A Column That Doesn’t Affect Missingness
We also ran a permutation test to check whether missingness in rating depends on the minutes column (i.e., how long a recipe takes to make).

The resulting p-value was 0.1210, which is greater than the standard 0.05 threshold. This indicates that we don’t have statistically significant evidence that missingness in rating depends on how long a recipe takes to make. So, we conclude that missingness in rating is independent of minutes.
Hypothesis Testing
Question
Do unhealthy recipes tend to get higher average ratings than healthy recipes?
Hypotheses
- Null Hypothesis (H₀): There is no difference in average ratings between healthy and unhealthy recipes.
- Alternative Hypothesis (H₁): Unhealthy recipes are rated higher than healthy ones.
Test Details
- Test Type: One-sided permutation test
- Test Statistic: Difference in mean average rating between unhealthy and healthy recipes
- Significance Level (α): 0.05
- Observed Difference: -0.0031
- p-value: 0.7248
We chose a permutation test because it doesn’t rely on assumptions about normality and works well for comparing group means in small or skewed samples. The difference in means is a natural test statistic for our question.

Interpretation
The p-value of 0.7248 is far above the standard 0.05 threshold, so we fail to reject the null hypothesis. This means we don’t have strong statistical evidence that unhealthy recipes are rated higher than healthy ones. In fact, the observed difference was slightly negative, suggesting that healthy recipes might even be rated a bit better — but the difference is small and likely due to random variation.
This supports our overall finding: Healthiness doesn’t appear to significantly impact a recipe’s rating on Food.com.
Prediction Problem
We aim to predict a recipe’s average user rating (avg_rating) based on features that are known at the time the recipe is submitted.
Prediction Type
This is a regression task, since avg_rating is a continuous numerical variable ranging from 0 to 5.
Response Variable
We chose avg_rating as the response variable because it reflects the overall quality of a recipe as judged by users, and is a key indicator of popularity and success on the platform.
Evaluation Metric
We will evaluate the performance of our regression models using Root Mean Squared Error (RMSE). This metric is appropriate because:
- It penalizes larger errors more than smaller ones, which makes sense in this context (e.g. a prediction off by 2 stars is worse than one off by 0.5).
- It’s easily interpretable in the units of the response variable (rating stars).
Time of Prediction Justification
We restrict our input features to those available before any ratings are given — such as calories, number of ingredients, and total preparation time — to simulate a realistic scenario where we want to predict a recipe’s success before anyone rates it.
Baseline Model
To predict the average rating (avg_rating) of a recipe, we built a baseline regression model using a Linear Regression pipeline.
Features Used
We selected the following quantitative features:
minutes: Number of minutes to make the recipe.n_steps: Number of steps involved in the recipe.n_ingredients: Number of ingredients in the recipe.
These features are all numerical (quantitative), so no categorical encoding was required.
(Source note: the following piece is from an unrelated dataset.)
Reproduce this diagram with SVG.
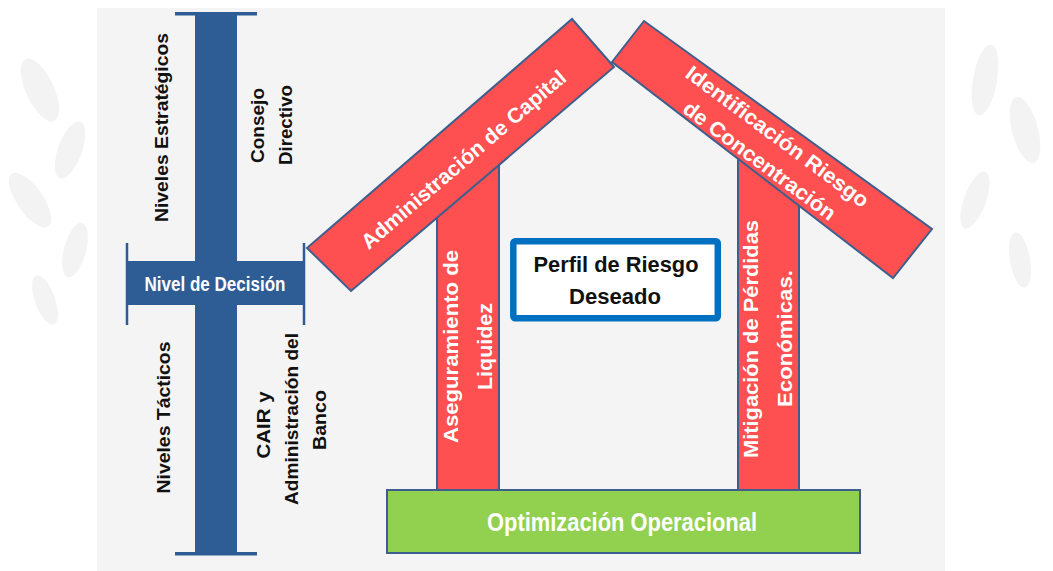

We standardized the features using StandardScaler to ensure that each has mean 0 and variance 1, which helps the linear model perform optimally.
Model Architecture
We implemented our model using an sklearn pipeline consisting of:
- A
ColumnTransformerthat appliesStandardScalerto all features. - A
LinearRegressionestimator to predictavg_rating.
Evaluation
We trained our model on 75% of the data and evaluated it on the remaining 25%. Our Root Mean Squared Error (RMSE) on the test set was:
Test RMSE: 0.6391
Interpretation
An RMSE of 0.6391 means that our model’s predictions are typically off by about 0.64 stars on a 5-star rating scale. While this baseline model is simple, it establishes a benchmark we can compare against in the next step when we experiment with more complex models.
Final Model
To improve on our Baseline Model, we engineered two additional features:
- Log-transformed
minutes: Recipe preparation time is often right-skewed. Taking a log helps reduce this skew and may improve linear model performance. - Binned
n_ingredients: Grouping the number of ingredients into bins can help capture general complexity trends in recipes without overfitting to exact counts.
We used a RandomForestRegressor as our model, as it handles nonlinearities and interactions well without requiring heavy preprocessing.
Hyperparameter Tuning
We used GridSearchCV with 5-fold cross-validation to tune the following hyperparameters:
max_depth: [5, 10, 15]n_estimators: [50, 100]max_features: [‘sqrt’, ‘log2’]
The best-performing hyperparameters were:
max_depth = 10n_estimators = 50max_features = 'sqrt'
Performance
- Baseline RMSE: 0.6391
- Final Model RMSE: 0.6388
This is a very small improvement, suggesting that recipe ratings are inherently difficult to predict using the features available at the time of recipe submission. Nonetheless, the model’s ability to generalize improved, albeit slightly.
While the performance gain is minimal, the thought process behind feature engineering and hyperparameter tuning ensures the model is better suited to capture nonlinear relationships in the data.
Fairness Analysis
To ensure our final model works fairly across different types of recipes, we performed a fairness analysis comparing model performance across short and long recipes.
Group Definitions
- Group X: Short recipes (less than 30 minutes)
- Group Y: Long recipes (30 minutes or more)
Evaluation Metric
Since our prediction task involves estimating a continuous value (avg_rating), we used Root Mean Squared Error (RMSE) to assess prediction accuracy across both groups.
Hypotheses
- Null Hypothesis (H₀): The model is fair; the RMSE for short and long recipes is approximately equal, and any observed difference is due to chance.
- Alternative Hypothesis (H₁): The model is unfair; it performs worse (i.e., higher RMSE) on short recipes than on long ones.
Test Statistic and Significance
- Test Statistic: Difference in RMSE (short - long)
- Significance Level: 0.05
- Observed RMSE Difference: -0.0432
- p-value: 1.0000
Conclusion
Since the p-value is extremely high (1.0), we fail to reject the null hypothesis. There is no evidence that our model is unfair based on recipe preparation time. The small observed RMSE difference is likely due to random variation.